WE ARE PRESENTED WITH A VISTA OF TOP HATS, STREWN ACROSS A FOREST FLOOR, AS A NARRATOR ASKS: "ARE YOU WATCHING CLOSELY?
On a DVD extra, Christopher Nolan states how he wanted “people really to be aware of the effect the film is having on them as it’s unfolding before their eyes”. This is something he instantly accomplishes with the beginning of the film. “Are you watching closely?", the statement spoken by an unnamed narrator, is unexpected. As Jonathan Olson notes in his 2015 essay “Nolan’s Immersive Allegories of Filmmaking in INCEPTION and THE PRESTIGE”, the beginning “challenges us (the audience) […] to pay attention to the shot and the film […] it warns us to expect a trick and challenges us to solve it as it begins”. This expectation immediately establishes what the film is trying to achieve; instead of deliberately tricking the audience, the film pulls us in and forces us to watch. Furthermore, the question posed by the unidentified voice adds an air of mystery, leaving the audience in a state of confusion, one that is not corrected until the final act of the film.
Fundamentally, the use of an ambiguous voiceover to open the film offers everything the audience need to know: we are witnessing a magic trick, one that is going to try and fool us. It is up to us, as Nolan points out, “to be aware of the effect the film is having”. However, it is not just the opening line that sets this precedent but it is also evident in Cutter’s dialogue that follows. Stuart Joy, in his essay “The Look on their Faces: Transcending Lack in Christopher Nolan’s THE PRESTIGE”, goes as far as to say that it is made clear that “the film’s source of meaning is derived from the overall narration”. In labelling the three acts as “the pledge”, “the turn” and “the prestige”, Cutter explains how a magic trick works. This dialogue presents one singular view, one that the audience is not completely privy to until the final act of the film.
This confusion is heightened by the fact that it is unclear who is being addressed while Cutter speaks. Joy points out that the “combination of the actor’s direct look at the camera, and several explicit references in the narration to an implied spectator as ‘you’” can be seen as a method to lure the audience in. The reassertion of the film world by showing Cutter addressing a court of law at the very end of the sequence highlights the manipulation Nolan is trying to accomplish. It is through the dialogue that he is able to assert the theme of deception, setting the audience up to have multiple interpretations of one particular scene.

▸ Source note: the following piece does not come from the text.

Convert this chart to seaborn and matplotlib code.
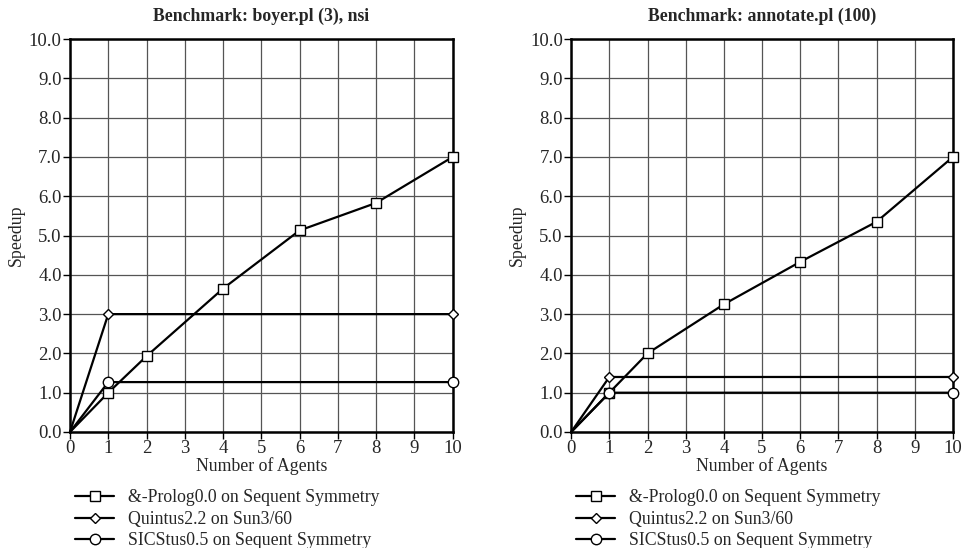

THE SUBJECT MATTER OF MAGIC AND MAGICIANS ENABLES THIS GUESSING GAME; THE AUDIENCE EXPECT TO BE DECEIVED.
Cutter repeats his initial speech at the end of the film although this time it ends differently. He exclaims: “you want to be fooled”. It is arguably a line that is not just for the characters but for the audience watching. So much so that Ann Heilmann, in her 2009 article "Doing It with Mirrors: Neo-Victorian Metatextual Magic in AFFINITY, THE PRESTIGE and THE ILLUSIONIST”, labels Nolan a “conjuror". “Like the audience of a stage magician”, Heilmann notes, “we know from the start that it is all an act but judge the quality of the performance by its ability to deceive and mystify us”. From these very first words we are being manipulated. It is Nolan’s desire to make the audience aware of his deception, allowing the film's unconventional narrative structure to thrive. It is a strategy that presents the film as incredibly self-aware. This self-awareness is where Nolan’s film becomes a reflexive piece. Throughout the short sequence, we are shown three timelines. Olson notes that through a “suspension of disbelief”, the audience put all three together, believing that Cutter’s narration is related to what we see on screen. Yet, as Joy summarises, THE PRESTIGE “will inevitably lead viewers to speculate about the ending in a manner that points towards the existence of a truth that extends beyond what is presented onscreen”. Therefore, the film would never satisfy everyone; its themes are complex and interwoven so elegantly that deciphering them demands more than a simple surface reading of the text.
Nolan presents a reality that is manipulated, one that until placed within the context of the whole film, does not make sense and, as Joy claims, “the film foregrounds its own narrative and visual composition through reflexive strategies that expose the sacrifice”. It is this “sacrifice” that the film narrative is based around. The opening shots of Angier’s drowning and the magic trick featuring the little girl play a significant role in the film to come. They are the embodiment of each magician's driving goal: Angier's desire to create the greatest magic trick known to man and Borden’s desire to care for his daughter. This knowledge, acquired by watching the ending of the film, adds a lot more depth to the beginning than initially thought, creating a narrative that is incredibly self-aware. The significance of these events creates a reflexive narrative. It is only upon repeat viewing that the beginning is truly understandable, subsequently bringing new meaning to Cutter’s opening narration. It becomes what Joy describes as the “source of meaning” instead of “the end towards which we are always arriving”. Nolan’s deliberate early use of an unconventional narrative structure, coupled with unreliable and ambiguous narration, is the cornerstone of not only the film, but each of the themes within.
IT IS NOLAN'S DESIRE TO MAKE THE AUDIENCE AWARE OF HIS DECEPTION, ALLOWING THE FILM'S UNCONVENTIONAL NARRATIVE TO THRIVE.